First up. The projects located behind Hocking College, which are located on campus property. Two steep roof lines that lead to easier exit mantels. The one pictured below is a series of overhanging good crimps that lead to a slopey half pad edge crimp crux section. The second is also a steep roof to large sloper rail, that might then yield a dnyo to the finish. For access directions leave a comment with your email address and we will send them to you. Hocking has some minor steps you have to take to climb here.
Next up is the "Arching Nemesis" project at the Land of Super Heros. This small area located in Wayne National Forest near Nelsonville is composed of just two boulders, the Super Hero boulder and the Sidekick Boulder. The the project is on a 20-25 foot tall overhanging arete that leads to a dicy exit onto the Superman Slab. Direction to come in a following post. You can also see it in this video. This area also contains potential for a few one move wonders of lesser quality
Tall and Proud, that is the game it these next two projects at the Trailer Park near the Commitment boulder, aka Boulder Cove. First is "Big Mamas" this it the beast of an arete that is featured in climbing magazine.(Justin Roth's) blog. This line climbs the left side of the arete to the top. Good holds lead to balancey and progressively harder climbing. Height, sketchy landing, bad weather and weaksauce have kept this one from being picked.
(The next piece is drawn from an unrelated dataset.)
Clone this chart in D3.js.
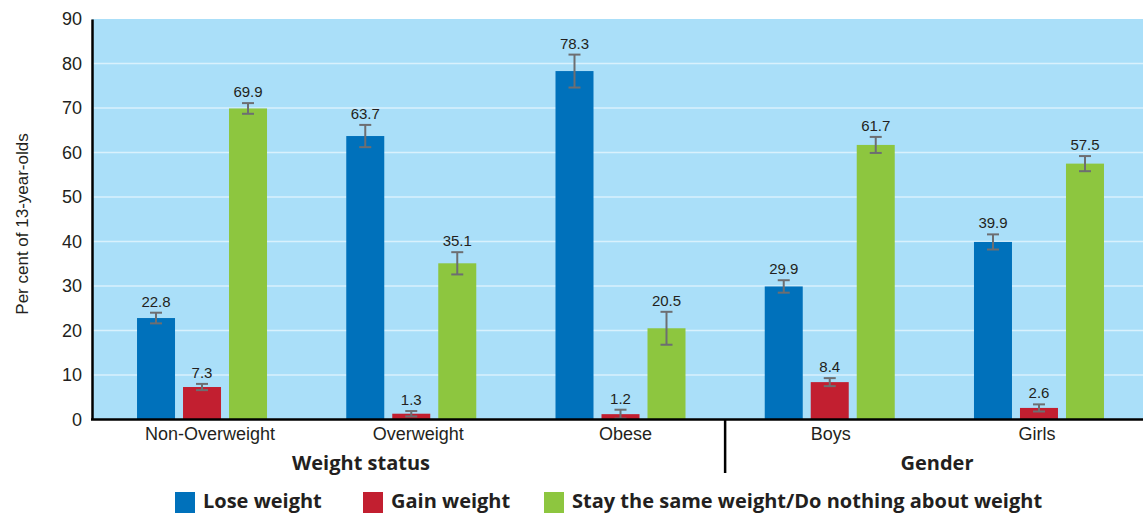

Next up at the Trailer Park is the Entrance roof located to the left of the trail as you go over the boardwalk just before you get to the commitment area. The "Flux Capacitor Project" climbs straight out the roof on decent holds, establish on the face and climb through crimps and the hold the looks like the flux capacitor from the "Back to the Future" movies. Battle out the slopers, underclings and dirty rock to the top. This is a high ball that see little traffic and is currently dirty.
Another new area at the trailer park is the Lions wall.
This area is mainly slabs until you reach the right most side near the rock house. This section of the wall is less featured and 15-20ft tall with half pad and smaller edges on the slightly overhanging face leading to the top. Not to much effort has been put into these projects, but they will go very soon.
One of the remaining projects at COAD is a roof to overhanging Arete. This one has thwarted many attempts for a while. It is located on the upper tier at COAD. It sits the the left of "Too Small for Paws" and "The Crack". Stand up into a sandy/chossy start that leads to more solid crimps in a horizontal weakness. From the crimps make a dynamic move to the sloper dish, contiune right up the arete to the top, going left to crack system has been done. Sorry can't find any photos at this time.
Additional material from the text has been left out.